A Podcast with Dirk Westphal, Chief Fire Officer of the Burg /Fehmarn volunteer fire brigade
The whole picture – with just a single click. Find out here where our branches are located, what services they offer and how to contact them.
Last year, an unusually dangerous situation had the people on Fehmarn (an island in the Baltic Sea) on tenterhooks: the rapeseed stored in a historical silo at the island’s Burgstaaken port had self-ignited. Built in 1938, the brick silo had to be filled with nitrogen to get the smouldering fire under control. The inert gas suppressed the fire and prevented there being an explosion. What it also meant, however, was that it was no longer possible to simply empty the silo. Strict safety measures had to be put in place before the rapeseed could be removed and the silo cleaned.
A case for BUCHEN-ICS. This emergency call-out saw it sending a team of specially trained operatives to Fehmarn, who spent two weeks there cleaning the silo. Besides having the necessary expertise to work in a nitrogen atmosphere, they also took their mobile equipment with them – equipment that has been specially adapted for just such assignments.
Offering highly specialised mobile silo cleaning services, BUCHEN-ICS is also the company to turn to if a silo’s contents can still be used and need to be protected.
It’s the summer holidays. Peak season for Fehmarn and its idyllic Burgstaaken Harbour. Tourists are enjoying the maritime flair: going on boat trips, watching the fishing boats coming in, sitting in the cafés and restaurants. Burgstaaken, though, is not just a magnet for tourists. It is also the place where the island’s cereal crops are stored. Last June, one of the port’s employees noticed pockets of embers falling from the silo while offloading some of the rapeseed. A problem for the fire brigade: if they simply removed the contents, then oxygen would enter the silo and stoke the embers. And they couldn’t use water as the rapeseed would absorb it and expand, which in turn would push the walls of the building outwards. The situation was further aggravated by the fact that the smouldering fire inside the silo had released some explosive gases. Having looked at the various alternatives, the fire brigade decided to flood the silo with nitrogen as this would suppress the embers and neutralise the explosive gases.
Less than a week later, the danger had passed. Focus was now on clearing the site up. The first task was to remove the rapeseed from the silo – something that had to be done in line with strict safety standards and without people entering the silo because of the nitrogen. The operator of the silo turned to BUCHEN-ICS, one of the leading experts for working in a nitrogen atmosphere and a specialist for cleaning silos. Within record time, the BUCHEN-ICS team had planned exactly how they should proceed, gathered together the equipment they needed and travelled to Fehmarn.

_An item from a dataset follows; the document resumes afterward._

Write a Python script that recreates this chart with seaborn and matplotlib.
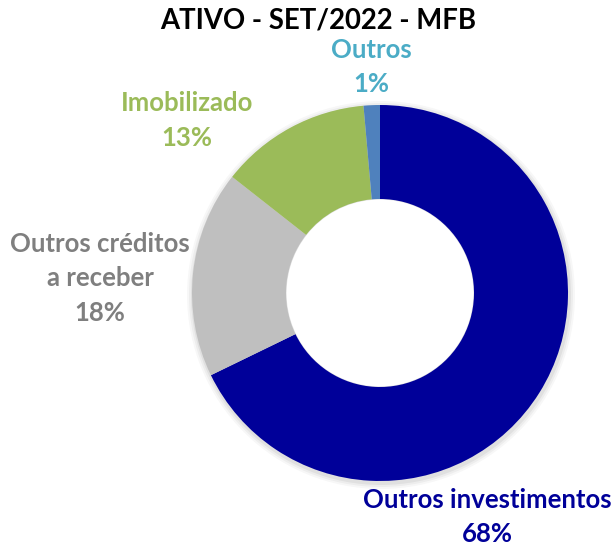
import numpy as np
import matplotlib
matplotlib.use("Agg")
import matplotlib.pyplot as plt
import seaborn as sns

# data (clockwise from top)
categories = ["Outros investimentos", "Outros créditos\na receber", "Imobilizado", "Outros"]
values = [67.8, 17.8, 13.0, 1.4]
wedge_colors = ["#000099", "#BFBFBF", "#9BBB59", "#4F81BD"]
label_colors = ["#000099", "#7F7F7F", "#9BBB59", "#4BACC6"]
title = "ATIVO - SET/2022 - MFB"

sns.set_theme(style="white")
plt.rcParams["font.family"] = ["Lato", "DejaVu Sans"]

W, H = 615, 545
fig = plt.figure(figsize=(W / 100, H / 100), dpi=100)
ax = fig.add_axes([0, 0, 1, 1])

cx, cy, r = 380, H - 293, 188

# soft shadow behind the ring
for k, a in enumerate([0.05, 0.04, 0.03]):
    ax.add_patch(plt.Circle((cx + 1, cy - 2), r + 2 + 2 * k, color="black", alpha=a,
                            lw=0, zorder=0))
ax.add_patch(plt.Circle((cx, cy), r * 0.5 - 0.5, color="white", lw=0, zorder=0.5))

wedges, _ = ax.pie(values, colors=wedge_colors, startangle=90, counterclock=False,
                   center=(cx, cy), radius=r, wedgeprops=dict(width=r * 0.5, linewidth=0))

ax.set_xlim(0, W)
ax.set_ylim(0, H)
ax.set_aspect("equal")
ax.axis("off")

# label positions in pixels (x center, y of first line)
label_pos = [(487, 500), (100, 244), (187, 103), (371, 50)]
for cat, v, col, (lx, ly) in zip(categories, values, label_colors, label_pos):
    lines = f"{cat}\n{v:.0f}%".split("\n")
    for i, line in enumerate(lines):
        ax.text(lx, H - (ly + 34.5 * i), line, ha="center", va="center", color=col,
                fontsize=18.5, fontweight="bold")

ax.text(318, H - 20, title, ha="center", va="center", color="black", fontsize=19.8,
        fontweight="bold")

fig.savefig("out.png", dpi=100)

Once on site, they set up their mobile cleaning systems, which in itself was not an easy task considering the lack of space available. Using the BinDrill® system, these experienced operatives then drilled into the rapeseed that had become clogged up so that the contents flowed easily. Once unclogged, a vacuum/suction unit was deployed to vacuum up the rapeseed and transfer it to a number of containers. One particular challenge faced by the team was the unusual architecture of this historical building as it was 30 metres high and divided up into 16 separate chambers. Ten of these chambers contained rapeseed – around 80 tonnes in all.
BUCHEN-ICS first cleaned chamber 13, the heart of the smouldering fire, and then two further chambers and the silo’s underground rooms. When cleaning silos in a nitrogen atmosphere, BUCHEN-ICS normally uses a non-man-entry system so that the team does not need to climb into the storage space. The special features of this particular silo, however, meant that this was not an option. Wearing special anti-panic helmets (with two completely separate oxygen supplies and an integrated communications system), the BUCHEN-ICS specialists entered the silo’s chambers to clean them. They were also directly connected to the life support system (LSS) located outside the silo throughout their assignment. Equipped with video surveillance, communications systems and technology to continuously measure the atmosphere in the silo, the LSS provided them with the highest possible levels of safety. The emergency call-out was successfully completed within a fortnight. And Burgstaaken Harbour was once again as it should be – for the residents, for the tourists and for the businesses supplying cereal to the mainland.